Oui, à condition de cesser de s’illusionner sur la nature du régime en place et d’adopter collectivement une série de mesures destinées à le brider. En voici quelques-unes : 

– Convoquer une réunion du Conseil de sécurité de l’ONU pour que soit examiné le comportement du régime saoudien sur la scène internationale ; 

– Mettre en place une enquête indépendante sur le meurtre de M. Khashoggi, dont les conclusions devront être remises au Conseil de sécurité ; 

– Adopter des sanctions ciblées contre le prince héritier et l’ensemble des individus impliqués dans le meurtre du dissident saoudien ; 

– Lancer une initiative afin de forcer le retrait des Saoudiens du Yémen et de venir en aide aux cinq millions d’enfants en danger de mort ; 

– Suspendre tous les contrats militaires tant que l’affaire Khashoggi n’aura pas été entièrement élucidée ; 

– Expulser immédiatement un certain nombre de diplomates saoudiens engagés dans la surveillance des dissidents. 

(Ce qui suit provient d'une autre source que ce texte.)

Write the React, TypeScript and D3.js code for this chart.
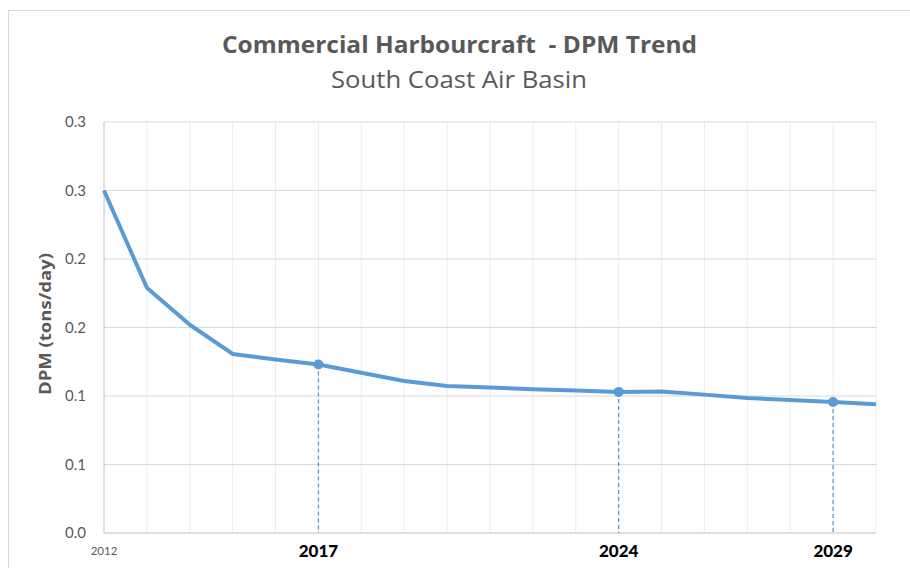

Ne soyons pas naïfs. Les relations internationales sont tributaires des rapports de force entre les États. Il y aura toujours une tension entre le respect des valeurs et la défense des intérêts. Il faut trouver la juste mesure, sinon nous serions constamment plongés dans des conflits. Pour autant, le comportement de certains pays dépasse la mesure. C’est le cas de l’Arabie saoudite. Il faut sévir contre cet État terroriste.